#### Dataset excerpt ####

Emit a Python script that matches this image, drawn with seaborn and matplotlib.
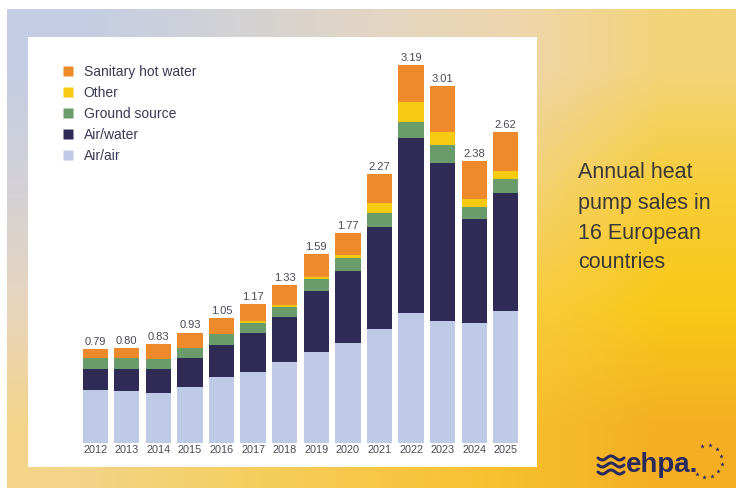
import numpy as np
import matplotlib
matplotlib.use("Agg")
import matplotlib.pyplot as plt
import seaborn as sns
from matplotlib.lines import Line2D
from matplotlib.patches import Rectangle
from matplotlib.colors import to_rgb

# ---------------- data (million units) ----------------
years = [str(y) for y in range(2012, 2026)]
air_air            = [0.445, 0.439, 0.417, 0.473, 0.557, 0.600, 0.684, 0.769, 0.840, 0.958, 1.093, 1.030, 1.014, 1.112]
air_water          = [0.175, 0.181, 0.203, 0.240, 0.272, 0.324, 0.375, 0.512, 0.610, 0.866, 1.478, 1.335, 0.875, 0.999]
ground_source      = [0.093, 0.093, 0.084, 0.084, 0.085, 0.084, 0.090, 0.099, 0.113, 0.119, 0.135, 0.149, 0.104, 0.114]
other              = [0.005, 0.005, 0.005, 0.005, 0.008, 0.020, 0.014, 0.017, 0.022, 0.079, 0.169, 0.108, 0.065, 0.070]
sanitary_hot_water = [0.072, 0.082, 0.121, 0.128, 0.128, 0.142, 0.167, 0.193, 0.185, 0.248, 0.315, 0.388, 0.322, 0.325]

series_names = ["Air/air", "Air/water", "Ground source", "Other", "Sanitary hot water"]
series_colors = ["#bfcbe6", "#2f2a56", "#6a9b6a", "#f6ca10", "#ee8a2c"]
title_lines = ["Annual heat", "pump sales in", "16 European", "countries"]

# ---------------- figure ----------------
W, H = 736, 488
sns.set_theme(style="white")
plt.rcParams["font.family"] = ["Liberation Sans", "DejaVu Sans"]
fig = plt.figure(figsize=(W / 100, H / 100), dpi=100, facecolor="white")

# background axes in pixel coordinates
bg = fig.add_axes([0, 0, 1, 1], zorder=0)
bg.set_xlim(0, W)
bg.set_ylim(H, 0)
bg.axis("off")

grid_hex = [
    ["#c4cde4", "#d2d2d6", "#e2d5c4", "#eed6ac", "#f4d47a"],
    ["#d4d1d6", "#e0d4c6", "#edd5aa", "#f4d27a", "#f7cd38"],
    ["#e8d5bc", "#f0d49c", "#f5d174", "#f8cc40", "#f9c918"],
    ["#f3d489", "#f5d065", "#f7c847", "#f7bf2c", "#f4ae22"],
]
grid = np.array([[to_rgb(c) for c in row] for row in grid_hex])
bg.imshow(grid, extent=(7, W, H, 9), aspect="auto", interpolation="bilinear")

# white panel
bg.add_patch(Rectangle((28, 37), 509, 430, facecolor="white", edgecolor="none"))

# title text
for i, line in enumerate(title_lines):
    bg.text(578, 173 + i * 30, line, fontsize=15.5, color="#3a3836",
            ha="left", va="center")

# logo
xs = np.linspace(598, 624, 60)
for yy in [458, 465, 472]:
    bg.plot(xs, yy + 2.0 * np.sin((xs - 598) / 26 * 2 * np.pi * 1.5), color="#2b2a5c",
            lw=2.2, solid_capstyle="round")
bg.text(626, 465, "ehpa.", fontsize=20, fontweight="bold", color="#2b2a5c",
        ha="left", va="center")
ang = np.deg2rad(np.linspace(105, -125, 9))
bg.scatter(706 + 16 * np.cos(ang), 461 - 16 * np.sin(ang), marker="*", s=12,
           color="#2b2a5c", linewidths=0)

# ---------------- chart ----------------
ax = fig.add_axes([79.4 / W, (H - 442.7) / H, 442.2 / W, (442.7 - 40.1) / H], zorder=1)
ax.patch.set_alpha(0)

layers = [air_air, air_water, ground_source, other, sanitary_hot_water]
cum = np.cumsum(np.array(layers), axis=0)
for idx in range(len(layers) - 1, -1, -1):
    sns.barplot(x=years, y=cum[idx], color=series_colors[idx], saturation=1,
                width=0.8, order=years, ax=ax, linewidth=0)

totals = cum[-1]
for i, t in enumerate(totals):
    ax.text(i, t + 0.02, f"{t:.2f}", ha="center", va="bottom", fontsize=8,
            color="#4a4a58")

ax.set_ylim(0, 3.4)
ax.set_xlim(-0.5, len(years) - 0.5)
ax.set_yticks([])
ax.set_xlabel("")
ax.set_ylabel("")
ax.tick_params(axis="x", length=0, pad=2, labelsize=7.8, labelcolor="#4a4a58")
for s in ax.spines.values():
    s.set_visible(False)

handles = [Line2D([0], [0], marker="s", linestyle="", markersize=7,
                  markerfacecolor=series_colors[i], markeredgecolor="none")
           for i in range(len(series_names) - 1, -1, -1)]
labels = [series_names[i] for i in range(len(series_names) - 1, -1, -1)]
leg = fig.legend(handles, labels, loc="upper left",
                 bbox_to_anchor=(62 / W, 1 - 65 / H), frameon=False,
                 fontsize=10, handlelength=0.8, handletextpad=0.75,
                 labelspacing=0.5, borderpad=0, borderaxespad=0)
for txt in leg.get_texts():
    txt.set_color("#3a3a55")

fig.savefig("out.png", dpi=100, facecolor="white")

####

**Problem requirements**
Quote the listing above in full, except for the pictures.

**Worked answer**
Emit a Python script that matches this image, drawn with seaborn and matplotlib.
import numpy as np
import matplotlib
matplotlib.use("Agg")
import matplotlib.pyplot as plt
import seaborn as sns
from matplotlib.lines import Line2D
from matplotlib.patches import Rectangle
from matplotlib.colors import to_rgb

# ---------------- data (million units) ----------------
years = [str(y) for y in range(2012, 2026)]
air_air            = [0.445, 0.439, 0.417, 0.473, 0.557, 0.600, 0.684, 0.769, 0.840, 0.958, 1.093, 1.030, 1.014, 1.112]
air_water          = [0.175, 0.181, 0.203, 0.240, 0.272, 0.324, 0.375, 0.512, 0.610, 0.866, 1.478, 1.335, 0.875, 0.999]
ground_source      = [0.093, 0.093, 0.084, 0.084, 0.085, 0.084, 0.090, 0.099, 0.113, 0.119, 0.135, 0.149, 0.104, 0.114]
other              = [0.005, 0.005, 0.005, 0.005, 0.008, 0.020, 0.014, 0.017, 0.022, 0.079, 0.169, 0.108, 0.065, 0.070]
sanitary_hot_water = [0.072, 0.082, 0.121, 0.128, 0.128, 0.142, 0.167, 0.193, 0.185, 0.248, 0.315, 0.388, 0.322, 0.325]

series_names = ["Air/air", "Air/water", "Ground source", "Other", "Sanitary hot water"]
series_colors = ["#bfcbe6", "#2f2a56", "#6a9b6a", "#f6ca10", "#ee8a2c"]
title_lines = ["Annual heat", "pump sales in", "16 European", "countries"]

# ---------------- figure ----------------
W, H = 736, 488
sns.set_theme(style="white")
plt.rcParams["font.family"] = ["Liberation Sans", "DejaVu Sans"]
fig = plt.figure(figsize=(W / 100, H / 100), dpi=100, facecolor="white")

# background axes in pixel coordinates
bg = fig.add_axes([0, 0, 1, 1], zorder=0)
bg.set_xlim(0, W)
bg.set_ylim(H, 0)
bg.axis("off")

grid_hex = [
    ["#c4cde4", "#d2d2d6", "#e2d5c4", "#eed6ac", "#f4d47a"],
    ["#d4d1d6", "#e0d4c6", "#edd5aa", "#f4d27a", "#f7cd38"],
    ["#e8d5bc", "#f0d49c", "#f5d174", "#f8cc40", "#f9c918"],
    ["#f3d489", "#f5d065", "#f7c847", "#f7bf2c", "#f4ae22"],
]
grid = np.array([[to_rgb(c) for c in row] for row in grid_hex])
bg.imshow(grid, extent=(7, W, H, 9), aspect="auto", interpolation="bilinear")

# white panel
bg.add_patch(Rectangle((28, 37), 509, 430, facecolor="white", edgecolor="none"))

# title text
for i, line in enumerate(title_lines):
    bg.text(578, 173 + i * 30, line, fontsize=15.5, color="#3a3836",
            ha="left", va="center")

# logo
xs = np.linspace(598, 624, 60)
for yy in [458, 465, 472]:
    bg.plot(xs, yy + 2.0 * np.sin((xs - 598) / 26 * 2 * np.pi * 1.5), color="#2b2a5c",
            lw=2.2, solid_capstyle="round")
bg.text(626, 465, "ehpa.", fontsize=20, fontweight="bold", color="#2b2a5c",
        ha="left", va="center")
ang = np.deg2rad(np.linspace(105, -125, 9))
bg.scatter(706 + 16 * np.cos(ang), 461 - 16 * np.sin(ang), marker="*", s=12,
           color="#2b2a5c", linewidths=0)

# ---------------- chart ----------------
ax = fig.add_axes([79.4 / W, (H - 442.7) / H, 442.2 / W, (442.7 - 40.1) / H], zorder=1)
ax.patch.set_alpha(0)

layers = [air_air, air_water, ground_source, other, sanitary_hot_water]
cum = np.cumsum(np.array(layers), axis=0)
for idx in range(len(layers) - 1, -1, -1):
    sns.barplot(x=years, y=cum[idx], color=series_colors[idx], saturation=1,
                width=0.8, order=years, ax=ax, linewidth=0)

totals = cum[-1]
for i, t in enumerate(totals):
    ax.text(i, t + 0.02, f"{t:.2f}", ha="center", va="bottom", fontsize=8,
            color="#4a4a58")

ax.set_ylim(0, 3.4)
ax.set_xlim(-0.5, len(years) - 0.5)
ax.set_yticks([])
ax.set_xlabel("")
ax.set_ylabel("")
ax.tick_params(axis="x", length=0, pad=2, labelsize=7.8, labelcolor="#4a4a58")
for s in ax.spines.values():
    s.set_visible(False)

handles = [Line2D([0], [0], marker="s", linestyle="", markersize=7,
                  markerfacecolor=series_colors[i], markeredgecolor="none")
           for i in range(len(series_names) - 1, -1, -1)]
labels = [series_names[i] for i in range(len(series_names) - 1, -1, -1)]
leg = fig.legend(handles, labels, loc="upper left",
                 bbox_to_anchor=(62 / W, 1 - 65 / H), frameon=False,
                 fontsize=10, handlelength=0.8, handletextpad=0.75,
                 labelspacing=0.5, borderpad=0, borderaxespad=0)
for txt in leg.get_texts():
    txt.set_color("#3a3a55")

fig.savefig("out.png", dpi=100, facecolor="white")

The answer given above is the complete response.